Quentin Crisp Scores at Tribeca Film Festival
Quentin Crisp was the frilly British poufter who ceaselessly spouted aphorisms, his wit hiding the fact that he had come of age through oppression and abuse in puritanical England. In the '70s, he came to New York to do a live show and stayed, showering us with his wisdoms, hats, and weird viewpoints.
And now, he's come back to rule at the Tribeca Film Festival, where those later years have provided fodder for a fascinating film. I just saw An Englishman in New York, which is about Quentin's Gotham years, with John Hurt--who already perfected him in the 1975 TV movie Naked Civil Servant)--as the epigram-spewing, gracious, yet sometimes offensive Brit.
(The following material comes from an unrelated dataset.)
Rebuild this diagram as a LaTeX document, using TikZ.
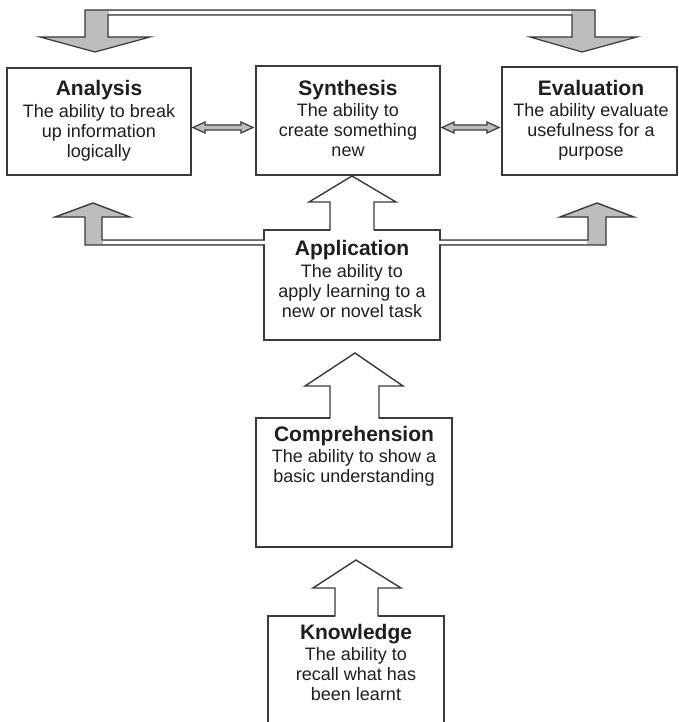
\documentclass[tikz,border=0pt]{standalone}
\usepackage{fontspec}
\setmainfont{Liberation Sans}
\definecolor{boxline}{HTML}{3A3A3A}
\definecolor{arrowfill}{HTML}{BDBDBD}
\definecolor{txtcol}{HTML}{1E1E1E}
\tikzset{
  box/.style={draw=boxline, line width=1.4pt, fill=white, rectangle, inner sep=0pt, outer sep=0pt},
  txt/.style={text=txtcol, align=center, inner sep=0pt, anchor=base, font=\fontsize{18}{20}\selectfont},
  grayarrow/.style={draw=boxline, line width=1.2pt, fill=arrowfill, line join=miter},
  arrowline/.style={draw=boxline, line width=1.4pt, line join=miter},
}
\newcommand{\ttl}[1]{{\bfseries\fontsize{21}{22}\selectfont #1}}
\begin{document}
\begin{tikzpicture}[x=1pt,y=-1pt]
\useasboundingbox (0,0) rectangle (678,722);
\fill[white] (0,0) rectangle (678,722);
\clip (0,0) rectangle (678,722);

% boxes
\node[box, minimum width=184, minimum height=107] (ana) at (99,121.5) {};
\node[box, minimum width=184, minimum height=109] (syn) at (348,120.5) {};
\node[box, minimum width=175, minimum height=108] (eva) at (589.5,121) {};
\node[box, minimum width=176, minimum height=110] (app) at (352,285) {};
\node[box, minimum width=196, minimum height=129] (comp) at (354,482.5) {};
\node[box, minimum width=176, minimum height=130] (know) at (356,681) {};

% texts (base anchor = baseline of the last line)
\node[txt] (anaT) at (99,157.5) {\ttl{Analysis}\\[2pt] The ability to break\\ up information\\ logically};
\node[txt] (synT) at (348,156.5) {\ttl{Synthesis}\\[1pt] The ability to\\ create something\\ new};
\node[txt] (evaT) at (591,156.5) {\ttl{Evaluation}\\[1pt] The ability evaluate\\ usefulness for a\\ purpose};
\node[txt] (appT) at (352,317.5) {\ttl{Application}\\[2pt] The ability to\\ apply learning to a\\ new or novel task};
\node[txt] (compT) at (354,482.5) {\ttl{Comprehension}\\[1pt] The ability to show a\\ basic understanding};
\node[txt] (knowT) at (356,700.5) {\ttl{Knowledge}\\[1pt] The ability to\\ recall what has\\ been learnt};

% top forked arrow (Synthesis level -> Analysis / Evaluation)
\path[grayarrow] (40,37) -- (95,52) -- (150,37) -- (108,37) -- (108,15) -- (572,15)
  -- (572,37) -- (530,37) -- (582,52) -- (637,37) -- (595,37) -- (595,10) -- (85,10) -- (85,37) -- cycle;
\fill[white] (108.6,10.7) rectangle (571.4,14.3);

% double arrows
\path[grayarrow] (193,127.5) -- (205,122) -- (205,125) -- (241,125) -- (241,122) -- (253,127.5)
  -- (241,133) -- (241,130) -- (205,130) -- (205,133) -- cycle;
\path[grayarrow] (442,127.5) -- (454,122) -- (454,125) -- (487,125) -- (487,122) -- (499,127.5)
  -- (487,133) -- (487,130) -- (454,130) -- (454,133) -- cycle;

% side arrows from Application
\fill[arrowfill] (265.2,245) -- (85,245) -- (85,217) -- (55,217) -- (93,203) -- (130,217) -- (102,217) -- (102,240) -- (265.2,240) -- cycle;
\fill[white] (102.6,240.7) rectangle (265.2,244.3);
\draw[arrowline] (265.2,245) -- (85,245) -- (85,217) -- (55,217) -- (93,203) -- (130,217) -- (102,217) -- (102,240) -- (265.2,240);

\fill[arrowfill] (438.8,245) -- (606,245) -- (606,217) -- (634,217) -- (597,203) -- (560,217) -- (588,217) -- (588,240) -- (438.8,240) -- cycle;
\fill[white] (438.8,240.7) rectangle (587.4,244.3);
\draw[arrowline] (438.8,245) -- (606,245) -- (606,217) -- (634,217) -- (597,203) -- (560,217) -- (588,217) -- (588,240) -- (438.8,240);

% white up arrows
\fill[white] (330,231.5) -- (330,202) -- (309,202) -- (352,176) -- (396,202) -- (374,202) -- (374,231.5) -- cycle;
\draw[arrowline] (330,230.7) -- (330,202) -- (309,202) -- (352,176) -- (396,202) -- (374,202) -- (374,230.7);

\fill[white] (330,419.5) -- (330,386) -- (305,386) -- (355,353) -- (403,386) -- (379,386) -- (379,419.5) -- cycle;
\draw[arrowline] (330,418.7) -- (330,386) -- (305,386) -- (355,353) -- (403,386) -- (379,386) -- (379,418.7);

\fill[white] (335,617.5) -- (335,588) -- (313,588) -- (356,560) -- (401,588) -- (378,588) -- (378,617.5) -- cycle;
\draw[arrowline] (335,616.7) -- (335,588) -- (313,588) -- (356,560) -- (401,588) -- (378,588) -- (378,616.7);
\end{tikzpicture}
\end{document}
The film accurately shows Crisp's immersion into the gay New York culture as an observer (and critic for the New York Native), and also documents his tripping up by labeling AIDS "a fad," adding that homosexuals are always complaining about some ailment or other. Much like that other queen--the one played by Helen Mirren--he then finds hhimself in an ethical quandary as to whether to undo his gesture, apologize for it, explain it, or let it be.
Hurt is absolutely brilliant in the role, as expected, capturing all the grandeur, charm, and defense mechanisms. The only drawbacks are that Crisp's witty sayings sometimes seem contrivedly woven into conversation (though that's usually how he DID talk). And that Cynthia Nixon tends to downplay the abrasiveness (and I'm using that word in a good way, sort of) of performance artist Penny Arcade. Still, I'm very glad this Englishman came back to New York one more time.